Analisis de Datos en Sistematica

A report on a workshop on Geometric Morphometrics

The Societad Latinoamericana de Teriologia held its first congress, I CO.LA.TER. between December 7 and Dec. 11, 1992, in the extraordinary tropical envirnment of the Universidad Simon Bolivar, near Caracas. During the congress, a very important meeting for Latinoamerican mammalogists which will lead to the birth of the new journal 'Marmosiana'. A workshop on geometric morphometrics was included in the program.

The workshop took place at the Computer Center of the University (with the invaluable help of Marcos Palma), where 25 people spent two & one half days with hands on computers and minds warping. The people were conducted through the principles of geometric morphometrics by Marco Corti, with the assistance of Roberto Cipriani and Marcelo Sancez.

Participants were from Venezuela, Chile, Colombia, Cuba, Spain and U.S.A. All received a booklet with some words introducing geometric morphometrics, followed by a step by step commented walk through the workshop, and by a list of SAS programs (a copy with the data can be obtained from me or Les Marcus by E-mail and will be put on SBBIOVM shortly so you can FTP it if you want). This was used for an example data set recorded from a collection of four Italian chromosomal races of the house mouse (Mus musculus domesticus) which form a monophyletic group. 14 landmarks were collected digitized on each mandible.

During the first day participants transformed raw data into shape coordinates. They made a good number of plots of individual landmarks and of configurations, analyzed differences in (centroid) size and in uniform component, and then ran univariate and multivariate statistics on shape coordinates. All this was done in SAS, with a brief introduction to the package. The day terminated with fun (needed after 4 hours of SAS), with an introduction to NTSYS, with dendrograms from Mahalanobis D, 2-D plots of CVA, and 3-D rotating plots.

The second day was entirely for Procrustes ('old' GRF) and for Thin Plate Spline. Consensus configurations were prepared using Least Squares Procrustes after comparisons with Resistant Fit, after having explored all the options in the program. Consensus were then submitted to Relative Warp analysis, exploring the use of different alpha values and including or excluding affine. The day terminated with individual play on TPS program, making landmarks with the mouse, and observing how changes in the position of landmarks can affect the uniform and the non-uniform shape change with its Principal Warps.

There are two comments on the workshop that should be made.

First, the program was really dense, a complete landmark study, but participants were so brilliant that - apparently - they all could really walk through this complex stuff. Landmarks conquered Latin America!

The second comment is more inherent to the debate wich is going on in (and out of) MORPHMET: this is the first time - as far as I know - that a workshop on geometric morphometrics was run by someone who was originally a 'user', although with a great interest in understanding details and experimenting with the new ideas that come out day by day. The only formula shown during the workshop was that of the fundamental solution of the biharmonic equation. Principal, Partial, and Relative Warps, and the reason why they are so good, were explained using a 'user to user' language.

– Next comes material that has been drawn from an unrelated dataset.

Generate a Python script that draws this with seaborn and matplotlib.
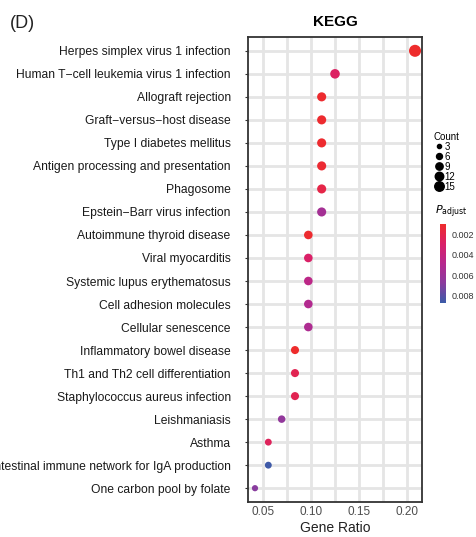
import numpy as np
import pandas as pd
import matplotlib
matplotlib.use("Agg")
import matplotlib.pyplot as plt
import seaborn as sns
from matplotlib.colors import LinearSegmentedColormap, Normalize
from matplotlib.lines import Line2D
from matplotlib.cm import ScalarMappable

# KEGG enrichment (top to bottom as in the figure)
terms = ["Herpes simplex virus 1 infection",
         "Human T\u2212cell leukemia virus 1 infection",
         "Allograft rejection",
         "Graft\u2212versus\u2212host disease",
         "Type I diabetes mellitus",
         "Antigen processing and presentation",
         "Phagosome",
         "Epstein\u2212Barr virus infection",
         "Autoimmune thyroid disease",
         "Viral myocarditis",
         "Systemic lupus erythematosus",
         "Cell adhesion molecules",
         "Cellular senescence",
         "Inflammatory bowel disease",
         "Th1 and Th2 cell differentiation",
         "Staphylococcus aureus infection",
         "Leishmaniasis",
         "Asthma",
         "Intestinal immune network for IgA production",
         "One carbon pool by folate"]
counts = [15, 9, 8, 8, 8, 8, 8, 8, 7, 7, 7, 7, 7, 6, 6, 6, 5, 4, 4, 3]
gene_ratio = [c / 72 for c in counts]
p_adjust = [0.0010, 0.0027, 0.0011, 0.0011, 0.0011, 0.0012, 0.0019, 0.0056,
            0.0011, 0.0029, 0.0045, 0.0050, 0.0052, 0.0010, 0.0022, 0.0022,
            0.0064, 0.0025, 0.0086, 0.0068]

df = pd.DataFrame({"Description": terms, "GeneRatio": gene_ratio,
                   "Count": counts, "p.adjust": p_adjust})
df["Description"] = pd.Categorical(df["Description"], categories=terms, ordered=True)

cmap = LinearSegmentedColormap.from_list(
    "padj", [(0, "#EE2C2C"), (0.25, "#DA2068"), (0.5, "#B6288E"), (0.75, "#8A3C9E"), (1, "#3B5BA8")])
norm = Normalize(vmin=0.00098, vmax=0.0087)

plt.rcParams["font.family"] = ["Liberation Sans", "DejaVu Sans"]
fig = plt.figure(figsize=(4.76, 5.37), dpi=100)
ax = fig.add_axes([248 / 476, 35 / 537, 174 / 476, 465 / 537])

sns.scatterplot(data=df, x="GeneRatio", y="Description", hue="p.adjust", size="Count",
                palette=cmap, hue_norm=norm, sizes=(20, 75), size_norm=(3, 15),
                edgecolor="none", legend=False, ax=ax, zorder=3)

ax.set_xlim(0.0344, 0.2156)
ax.set_ylim(len(terms) - 1 + 0.6, -0.6)
ax.set_xticks([0.05, 0.10, 0.15, 0.20])
ax.set_xticklabels(["0.05", "0.10", "0.15", "0.20"])
ax.set_xticks([0.075, 0.125, 0.175], minor=True)
ax.grid(True, which="both", axis="x", color="#E5E5E5", linewidth=2.0, zorder=0)
ax.grid(True, which="major", axis="y", color="#E5E5E5", linewidth=2.0, zorder=0)
ax.set_axisbelow(True)
for s in ax.spines.values():
    s.set_color("#333333")
    s.set_linewidth(1.3)
ax.tick_params(axis="x", which="both", length=0, labelsize=8.5, labelcolor="#4D4D4D", pad=3)
ax.tick_params(axis="y", length=2.5, width=0.8, color="#333333", labelsize=8.7,
               labelcolor="#1A1A1A", pad=10)
ax.set_xlabel("Gene Ratio", fontsize=10, color="#222222", labelpad=2)
ax.set_ylabel("")
ax.set_title("KEGG", fontsize=11, fontweight="bold", pad=8)

fig.text(10 / 476, 1 - 24 / 537, "(D)", fontsize=13, va="center", ha="left", color="#222222")

# size legend
handles = [Line2D([], [], marker="o", linestyle="none", color="black",
                  markersize=np.sqrt(10 + (c - 3) / 12 * 42) * 0.95) for c in [3, 6, 9, 12, 15]]
leg = fig.legend(handles, ["3", "6", "9", "12", "15"], title="Count",
                 loc="upper left", bbox_to_anchor=(430 / 476, 1 - 128 / 537),
                 frameon=False, fontsize=7, title_fontsize=7, labelspacing=0.0,
                 handletextpad=0.1, handlelength=1.0, borderaxespad=0)
leg._legend_box.align = "left"

# colour bar
cax = fig.add_axes([440 / 476, 1 - 303 / 537, 6 / 476, 79 / 537])
cb = fig.colorbar(ScalarMappable(norm=norm, cmap=cmap), cax=cax)
cax.invert_yaxis()
cb.set_ticks([0.002, 0.004, 0.006, 0.008])
cb.set_ticklabels(["0.002", "0.004", "0.006", "0.008"])
cb.outline.set_visible(False)
cax.tick_params(length=2, color="white", labelsize=6.5, labelcolor="#333333", pad=2)
fig.text(435 / 476, 1 - 212 / 537, r"$P_{\mathrm{adjust}}$", fontsize=8, va="center", ha="left")

fig.savefig("out.png", dpi=100)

Naturally, this did not pretend to be more than a general introduction to geometric morphometrics (remember all this was done in 8 hours), and the people wishing to use this approach for their particular biological problem need a better understanding.

One difference from previous workshops was that the emphasis was on a real biological problem, with a picture of the phylogenetic tree and the chromosomal races' ranges always in front of participants to be compared with printouts and results in order to formulate hypothese - which participants were constantly asked to do.

I was and am very curious to receive feedback from this experience which was really intense for the participants, the assistents and the conductor. The original intention was to provoke interest in the tools by experiencing them in a most exciting way for the mind.